The Toronto District School Board has approved the 2009 opening of a school aimed to address the 40 percent dropout rate among Black students in Toronto’s secondary schools.
According to chair of the board, John Campbell, “What the vocal activists in the Black community are saying is that their kids are not actively engaged in the education we’re providing for them. There’s no mentor there, there’s no encouragement.”
Campbell among many others, believes that the students are bored and that a new Afrocentric school would motivate these students to come to class everyday. While many advocate the building of this essentially experimental school, many others believe it to be a waste of taxpayers money. Economist, Anthony Hutchinson, is in staunch opposition of the school.

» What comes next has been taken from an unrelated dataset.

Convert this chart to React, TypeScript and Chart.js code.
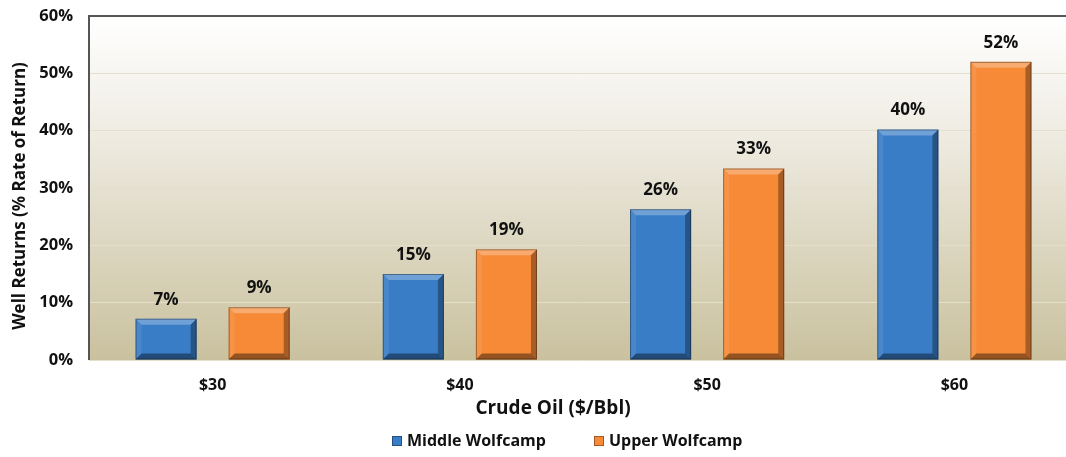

Hutchinson, who claims to have been involved in a number of outreach programs, is quoted in a BBC report to have said, “The belief that if we teach kids about their social and cultural identity they’re going to perform a lot better is just stupid.”
How eloquent.
I’m wondering, why are people so opposed to establishing a school that is trying to be progressive in decreasing the high school dropout rate? According to sources I’ve read, there is a concern that this school will be counter productive – a step backward from Dr. Martin Luther King’s dream.
Has any of these opponents really thought this through? These kids who have been reaping the benefit of Brown v. Board of Education – oh wait, this is Canada… Okay let me start again. These students have been a part of an integrated school system, and it’s not helping them. It’s not speaking to them, therefore it’s not helping Toronto, because these are its citizens.
The establishment of an Afrocentric school is nothing like segregation.